UKZN Delegate Joins Global Conversation on Student Affairs and Services
UKZN’s College of Health Science’s Manager: Student Support Services, Dr Saloschini Pillay, attended a Global Summit on Student Affairs and Services in Rome.
Pillay was one of 60 selected senior student affairs and services staff members from 37 countries across the developed and developing world who represented six continents to formalise key goals and strategies to address critical challenges for Higher Education worldwide.
Pillay is the President of the Southern African Federation of Student Affairs and Services (SAFSAS) and was specially selected to ensure that the global conversation on student affairs and services included African voices.
Reflecting on the Summit, she said: ‘Student affairs and services in the Higher Education sector are poised to play a key role in shifting the attention of universities towards developing responsible and responsive global citizens.’
The Summit was held to initiate high-profile debate on how student affairs and services can promote access, inclusion and integration, support and development and employability.
The issue of soft skills and civic engagement for employability was the main topic of Rethinking Education, which is an initiative launched by the European Commission to encourage student affairs and Higher Education to take measures to ensure that young people’s development is articulated into their civil lives and labour markets.

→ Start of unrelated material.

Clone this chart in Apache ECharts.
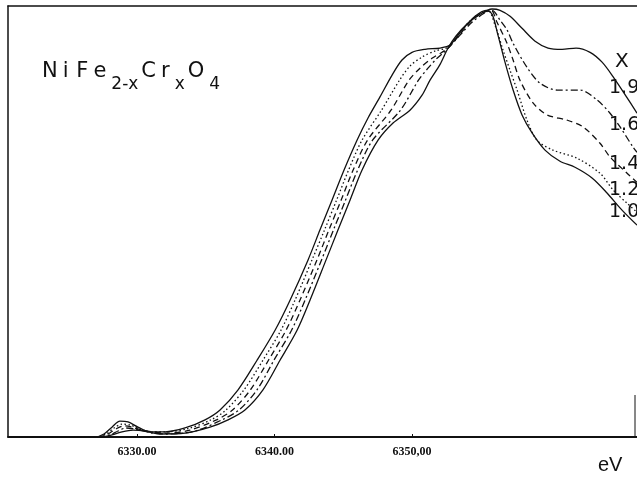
<!DOCTYPE html>
<html>
<head>
<meta charset="utf-8">
<script src="https://cdn.jsdelivr.net/npm/echarts@6/dist/echarts.min.js"></script>
<style>html,body{margin:0;padding:0;background:#fff}#c{width:637px;height:478px}</style>
</head>
<body>
<div id="c"></div>
<script>
// ---- data (energy in eV, normalized absorption) ----
const tickValues = [6330, 6340, 6350];
const tickLabels = ['6330.00', '6340.00', '6350,00'];
const seriesNames = ['1.9', '1.6', '1.4', '1.2', '1.0'];

const e10 = [6320.62, 6326.95, 6327.60, 6328.18, 6328.76, 6329.35, 6330.07, 6330.95, 6332.04, 6333.49, 6334.95, 6336.04, 6337.35, 6338.73, 6340.04, 6341.13, 6342.44, 6343.31, 6344.18, 6345.05, 6346.00, 6346.80, 6347.67, 6348.55, 6349.27, 6350.00, 6350.95, 6352.04, 6352.76, 6353.64, 6354.58, 6355.38, 6355.82, 6356.25, 6356.76, 6357.35, 6358.00, 6358.73, 6359.67, 6360.76, 6361.85, 6363.09, 6364.18, 6365.27, 6366.36];
const v10 = [0, 0, .007, .023, .037, .035, .023, .012, .012, .021, .040, .063, .110, .179, .249, .319, .413, .483, .552, .622, .692, .744, .793, .844, .879, .897, .904, .907, .914, .949, .981, .995, .986, .937, .874, .809, .751, .709, .669, .643, .629, .604, .569, .529, .494];

const e12 = [6320.62, 6327.09, 6327.75, 6328.33, 6328.91, 6329.49, 6330.22, 6331.02, 6332.11, 6333.64, 6335.38, 6336.47, 6337.78, 6339.16, 6340.47, 6341.49, 6342.73, 6343.64, 6344.51, 6345.38, 6346.36, 6347.78, 6349.09, 6349.85, 6350.73, 6351.67, 6352.62, 6353.49, 6354.22, 6354.95, 6355.53, 6356.04, 6356.62, 6357.13, 6357.64, 6358.36, 6359.09, 6360.25, 6362.00, 6363.67, 6364.62, 6365.64, 6366.36];
const v12 = [0, 0, .007, .021, .030, .028, .019, .012, .012, .019, .040, .063, .110, .179, .249, .319, .413, .483, .552, .622, .692, .762, .832, .865, .886, .900, .909, .942, .970, .988, .995, .960, .902, .855, .809, .739, .692, .669, .650, .615, .576, .545, .524];

const e14 = [6320.62, 6327.16, 6327.89, 6328.47, 6329.05, 6329.64, 6330.36, 6331.09, 6332.18, 6333.85, 6335.78, 6336.95, 6338.25, 6339.56, 6340.84, 6341.85, 6343.09, 6343.96, 6344.84, 6345.71, 6346.76, 6348.47, 6349.78, 6350.58, 6351.45, 6352.18, 6352.69, 6353.49, 6354.36, 6355.09, 6355.75, 6356.18, 6356.91, 6357.35, 6357.85, 6358.80, 6359.82, 6361.27, 6362.44, 6363.67, 6364.40, 6365.64, 6366.36];
const v14 = [0, 0, .007, .019, .026, .023, .016, .012, .009, .016, .040, .063, .110, .179, .249, .319, .413, .483, .552, .622, .692, .762, .832, .860, .883, .897, .909, .939, .972, .988, .995, .967, .918, .879, .832, .779, .751, .739, .723, .685, .653, .615, .594];

const e16 = [6320.62, 6327.24, 6328.04, 6328.62, 6329.20, 6329.78, 6330.51, 6331.16, 6332.25, 6334.22, 6336.18, 6337.42, 6338.73, 6339.96, 6341.24, 6342.22, 6343.42, 6344.29, 6345.16, 6346.04, 6347.13, 6349.16, 6350.47, 6351.16, 6351.82, 6352.33, 6352.69, 6353.49, 6354.36, 6355.24, 6355.82, 6356.40, 6356.91, 6357.35, 6358.36, 6359.31, 6360.55, 6362.22, 6363.45, 6364.40, 6365.13, 6366.07, 6366.36];
const v16 = [0, 0, .005, .014, .021, .019, .014, .009, .007, .014, .040, .063, .110, .179, .249, .319, .413, .483, .552, .622, .692, .762, .832, .860, .883, .897, .909, .937, .967, .988, .995, .972, .949, .918, .862, .825, .809, .809, .786, .755, .723, .676, .664];

const e19 = [6320.62, 6327.31, 6328.18, 6328.91, 6329.71, 6330.58, 6331.67, 6333.49, 6335.31, 6336.62, 6337.85, 6339.16, 6340.40, 6341.64, 6342.58, 6343.75, 6344.62, 6345.49, 6346.36, 6347.53, 6348.62, 6349.85, 6350.73, 6351.31, 6352.04, 6352.62, 6353.20, 6354.00, 6354.95, 6355.82, 6356.40, 6357.13, 6358.00, 6358.95, 6359.89, 6360.91, 6361.93, 6362.95, 6363.82, 6364.69, 6365.56, 6366.36];
const v19 = [0, 0, .005, .012, .016, .014, .007, .009, .023, .040, .063, .110, .179, .249, .319, .413, .483, .552, .622, .692, .732, .762, .797, .832, .869, .907, .935, .963, .986, .998, .995, .981, .953, .923, .907, .904, .907, .897, .874, .837, .795, .755];

// ---- build ----
const zip = (e, v) => e.map((x, i) => [x, v[i]]);
const curves = [
  { e: e19, v: v19, dash: 'solid' },
  { e: e16, v: v16, dash: [7, 3, 2, 3] },
  { e: e14, v: v14, dash: [6, 4] },
  { e: e12, v: v12, dash: [1.5, 2.5] },
  { e: e10, v: v10, dash: 'solid' }
];

const chart = echarts.init(document.getElementById('c'), null, { renderer: 'canvas' });
const ink = '#111';
const labelTops = [79, 116, 155, 181, 203];
const xMin = 6320.62, xMax = 6366.36;

const M = { fontFamily: 'DejaVu Sans', fontSize: 21, lineHeight: 24, verticalAlign: 'top', padding: [0, 5, 0, 0], fill: ink };
const S = { fontFamily: 'DejaVu Sans', fontSize: 17, lineHeight: 17, padding: [15, 3, 0, 0], verticalAlign: 'top', fill: ink };

chart.setOption({
  animation: false,
  backgroundColor: '#fff',
  grid: { left: 8, right: 0, top: 6, bottom: 41, containLabel: false },
  xAxis: [{
    type: 'value', min: xMin, max: xMax, position: 'bottom',
    axisLine: { show: true, onZero: false, lineStyle: { color: ink, width: 1.8 } },
    axisTick: { show: true, inside: true, length: 3, customValues: tickValues, lineStyle: { color: ink } },
    axisLabel: {
      customValues: tickValues,
      formatter: v => tickLabels[tickValues.indexOf(Math.round(v))] || '',
      margin: 9, color: ink, fontFamily: 'Liberation Serif', fontWeight: 'bold', fontSize: 12
    },
    splitLine: { show: false }
  }, {
    type: 'value', min: xMin, max: xMax, position: 'top',
    axisLine: { show: true, onZero: false, lineStyle: { color: ink, width: 1.5 } },
    axisTick: { show: false }, axisLabel: { show: false }, splitLine: { show: false }
  }],
  yAxis: {
    type: 'value', min: 0, max: 1.005,
    axisLine: { show: true, onZero: false, lineStyle: { color: ink, width: 1.5 } },
    axisTick: { show: false }, axisLabel: { show: false }, splitLine: { show: false }
  },
  series: curves.map((c, i) => ({
    name: seriesNames[i],
    type: 'line',
    data: zip(c.e, c.v),
    showSymbol: false,
    smooth: 0.3,
    clip: true,
    lineStyle: { color: ink, width: 1.3, type: c.dash }
  })),
  graphic: [
    {
      type: 'text', left: 42, top: 61,
      style: {
        text: '{m|N}{m|i}{g| }{m|F}{m|e}{s|2-x}{m|C}{m|r}{s|x}{m|O}{s|4}',
        rich: {
          m: M, g: { fontSize: 10, lineHeight: 24, verticalAlign: 'top' }, s: S
        }
      }
    },
    { type: 'text', left: 598, top: 455, style: { text: 'eV', fontFamily: 'Liberation Sans', fontSize: 20, fill: ink } },
    { type: 'text', left: 615, top: 52, style: { text: 'X', fontFamily: 'DejaVu Sans', fontSize: 20, fill: ink } }
  ].concat(seriesNames.map((n, i) => ({
    type: 'text', left: 609, top: labelTops[i],
    style: { text: n, fontFamily: 'DejaVu Sans', fontSize: 19, fill: ink }
  }))).concat([
    { type: 'line', shape: { x1: 635, y1: 395, x2: 635, y2: 437 }, style: { stroke: ink, lineWidth: 1 } }
  ])
});
</script>
</body>
</html>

Mr Jigar Patel, Principal of McKinsey & Co in the United Kingdom, presented the EU report titled: “Education to Employment, Getting Europe’s Youth into Work”.
The McKinsey report is one of the most important cross-national studies on Higher Education’s relationship with employment and is based on rigorous research that involved more than 8 000 participants in eight countries. It also highlights the articulation gap between Higher Education and the labour market providing suggestions for closing the gap.
President of EUCA-European University College Association, Professor Gianluca Giovannucci, said: ‘The years at university are fundamental for academic engagement but are also the time when young people can best develop all the complementary competencies needed to meet the challenges of living an active civil life and making contributions to the national and global economy.’